Pitch Is All-Important
Most people think about sound when they hear the word ‘pitch’. In the boating industry, though, this word describes how far a single revolution would move the prop through the water. If you have a 10” pitch, for instance, then your propeller would propel your boat 10” per revolution.
Why is this important? Because it impacts everything from speed to the engine’s RPMs! More pitch equals lower RPMs and vice versa.
Imagine that your engine has a nasty habit of over-revving. Let that continue and it’ll eventually get damaged. Buying a prop with a higher pitch should lower those revs per minute and solve the problem.

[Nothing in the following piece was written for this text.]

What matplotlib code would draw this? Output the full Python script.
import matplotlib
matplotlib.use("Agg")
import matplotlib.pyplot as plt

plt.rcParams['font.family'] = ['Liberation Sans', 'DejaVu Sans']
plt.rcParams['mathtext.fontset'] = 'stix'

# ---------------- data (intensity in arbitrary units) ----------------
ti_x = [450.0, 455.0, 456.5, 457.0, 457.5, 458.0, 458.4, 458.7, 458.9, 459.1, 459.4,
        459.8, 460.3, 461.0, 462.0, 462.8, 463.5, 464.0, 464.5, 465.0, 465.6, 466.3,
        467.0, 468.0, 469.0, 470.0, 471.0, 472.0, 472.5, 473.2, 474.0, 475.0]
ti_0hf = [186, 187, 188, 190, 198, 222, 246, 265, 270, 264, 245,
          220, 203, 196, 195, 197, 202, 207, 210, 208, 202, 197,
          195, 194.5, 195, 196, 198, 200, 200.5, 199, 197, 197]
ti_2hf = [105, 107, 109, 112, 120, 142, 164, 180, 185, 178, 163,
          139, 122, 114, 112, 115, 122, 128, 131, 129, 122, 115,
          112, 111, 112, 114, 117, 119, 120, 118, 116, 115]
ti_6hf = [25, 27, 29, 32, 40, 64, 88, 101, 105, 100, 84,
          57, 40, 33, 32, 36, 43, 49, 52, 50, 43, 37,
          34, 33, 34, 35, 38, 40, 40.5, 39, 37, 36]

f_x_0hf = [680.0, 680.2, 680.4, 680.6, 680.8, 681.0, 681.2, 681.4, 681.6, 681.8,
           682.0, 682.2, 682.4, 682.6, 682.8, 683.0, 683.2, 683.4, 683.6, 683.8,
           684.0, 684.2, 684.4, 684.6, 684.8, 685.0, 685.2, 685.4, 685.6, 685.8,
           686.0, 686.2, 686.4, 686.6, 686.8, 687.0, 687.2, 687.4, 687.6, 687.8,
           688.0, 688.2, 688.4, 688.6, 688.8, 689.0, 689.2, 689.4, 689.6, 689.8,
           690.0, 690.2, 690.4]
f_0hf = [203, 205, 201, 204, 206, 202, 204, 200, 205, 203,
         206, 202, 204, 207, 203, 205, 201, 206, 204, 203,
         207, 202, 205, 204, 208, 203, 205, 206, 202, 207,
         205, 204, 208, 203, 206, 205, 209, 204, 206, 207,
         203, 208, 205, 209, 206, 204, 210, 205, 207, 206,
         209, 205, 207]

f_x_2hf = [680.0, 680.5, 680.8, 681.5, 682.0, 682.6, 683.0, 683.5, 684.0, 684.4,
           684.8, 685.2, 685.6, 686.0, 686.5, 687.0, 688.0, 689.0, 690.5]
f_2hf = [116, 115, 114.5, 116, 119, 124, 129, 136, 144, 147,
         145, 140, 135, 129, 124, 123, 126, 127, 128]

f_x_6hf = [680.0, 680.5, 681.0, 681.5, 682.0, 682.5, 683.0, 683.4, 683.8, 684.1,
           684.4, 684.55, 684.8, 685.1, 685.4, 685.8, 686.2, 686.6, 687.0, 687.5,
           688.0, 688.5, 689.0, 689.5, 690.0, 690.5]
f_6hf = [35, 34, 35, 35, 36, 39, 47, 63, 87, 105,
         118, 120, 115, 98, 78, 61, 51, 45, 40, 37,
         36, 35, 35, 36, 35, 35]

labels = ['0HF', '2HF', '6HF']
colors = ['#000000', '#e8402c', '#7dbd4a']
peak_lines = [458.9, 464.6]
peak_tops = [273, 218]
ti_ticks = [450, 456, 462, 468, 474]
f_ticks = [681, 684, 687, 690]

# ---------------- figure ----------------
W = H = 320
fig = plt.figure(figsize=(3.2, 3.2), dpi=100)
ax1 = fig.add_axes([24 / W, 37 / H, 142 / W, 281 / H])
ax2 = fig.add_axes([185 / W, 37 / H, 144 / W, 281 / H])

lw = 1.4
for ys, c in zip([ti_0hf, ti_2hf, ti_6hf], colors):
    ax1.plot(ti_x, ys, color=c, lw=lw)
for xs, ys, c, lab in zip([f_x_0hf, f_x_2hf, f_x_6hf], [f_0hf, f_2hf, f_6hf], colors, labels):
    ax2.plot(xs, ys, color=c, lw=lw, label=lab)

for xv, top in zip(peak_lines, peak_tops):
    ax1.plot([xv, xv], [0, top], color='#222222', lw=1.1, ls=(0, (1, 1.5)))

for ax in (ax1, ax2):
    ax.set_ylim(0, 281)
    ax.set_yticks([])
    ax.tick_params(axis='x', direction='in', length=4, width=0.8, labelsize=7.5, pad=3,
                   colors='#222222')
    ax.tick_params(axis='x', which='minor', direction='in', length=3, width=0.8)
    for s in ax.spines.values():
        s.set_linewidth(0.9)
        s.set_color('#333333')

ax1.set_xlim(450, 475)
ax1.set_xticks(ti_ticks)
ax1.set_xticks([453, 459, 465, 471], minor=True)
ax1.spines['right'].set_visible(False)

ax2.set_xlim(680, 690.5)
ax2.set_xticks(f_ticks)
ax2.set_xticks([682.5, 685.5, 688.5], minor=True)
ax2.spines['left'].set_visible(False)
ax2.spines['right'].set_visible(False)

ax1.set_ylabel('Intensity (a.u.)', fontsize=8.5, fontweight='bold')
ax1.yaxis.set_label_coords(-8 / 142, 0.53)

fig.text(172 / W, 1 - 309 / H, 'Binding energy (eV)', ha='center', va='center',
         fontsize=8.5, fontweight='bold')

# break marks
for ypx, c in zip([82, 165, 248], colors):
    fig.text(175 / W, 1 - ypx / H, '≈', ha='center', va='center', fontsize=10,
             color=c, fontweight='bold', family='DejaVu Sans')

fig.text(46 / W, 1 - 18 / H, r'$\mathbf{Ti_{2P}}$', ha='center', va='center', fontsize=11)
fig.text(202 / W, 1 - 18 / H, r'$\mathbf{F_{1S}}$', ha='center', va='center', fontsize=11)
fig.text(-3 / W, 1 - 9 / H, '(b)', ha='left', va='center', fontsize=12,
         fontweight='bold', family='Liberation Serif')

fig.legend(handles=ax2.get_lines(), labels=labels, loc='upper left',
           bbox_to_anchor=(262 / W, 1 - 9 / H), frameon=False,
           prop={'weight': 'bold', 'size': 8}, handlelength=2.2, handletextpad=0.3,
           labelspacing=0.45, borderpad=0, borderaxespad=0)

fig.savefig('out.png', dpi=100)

As an aside, you should check the owner’s manual to find out the RPM range your engine should be hitting at Wide Open Throttle (WOT). You can then determine whether it’s performing as intended and buy a prop with a pitch to rectify the situation.
Consider the Material
The materials used to make a prop affect its performance and price-tag too. In general, you’ll be choosing between aluminum and stainless steel options.
As you’d expect, aluminum props are lightweight, versatile, and a good choice for most boat owners. The ubiquity of the material also makes it a cost-effective option. Alas, you can expect aluminum propellers to weaken over time too (especially after repairs).
Stainless steel props are stronger, stiffer, and higher-performing. The qualities of this material also lend it to thinner blades, more technical designs, and faster speeds in the water. Those attributes come at a price, though!
You’ll always pay more for stainless steel versus aluminum props. But you could treat this as an investment. The extra strength and durability mean they’re longer-lasting, less susceptible to damage, and less likely to require expensive repairs.
Remember This Guide to Choosing the Best Boat Props
More and more Americans are experiencing the joys of owning a boat nowadays. Are you one of them? Well, sooner or later, there’ll come a time when you want to maximize its performance and kick the experience up a notch.
When it does, upgrading your boat prop will be an effective way to do it. Hopefully, the insights in this article will prove useful in that regard! Keep these ideas in mind and you should be one step closer to recognizing the best outboard boat props when you see them.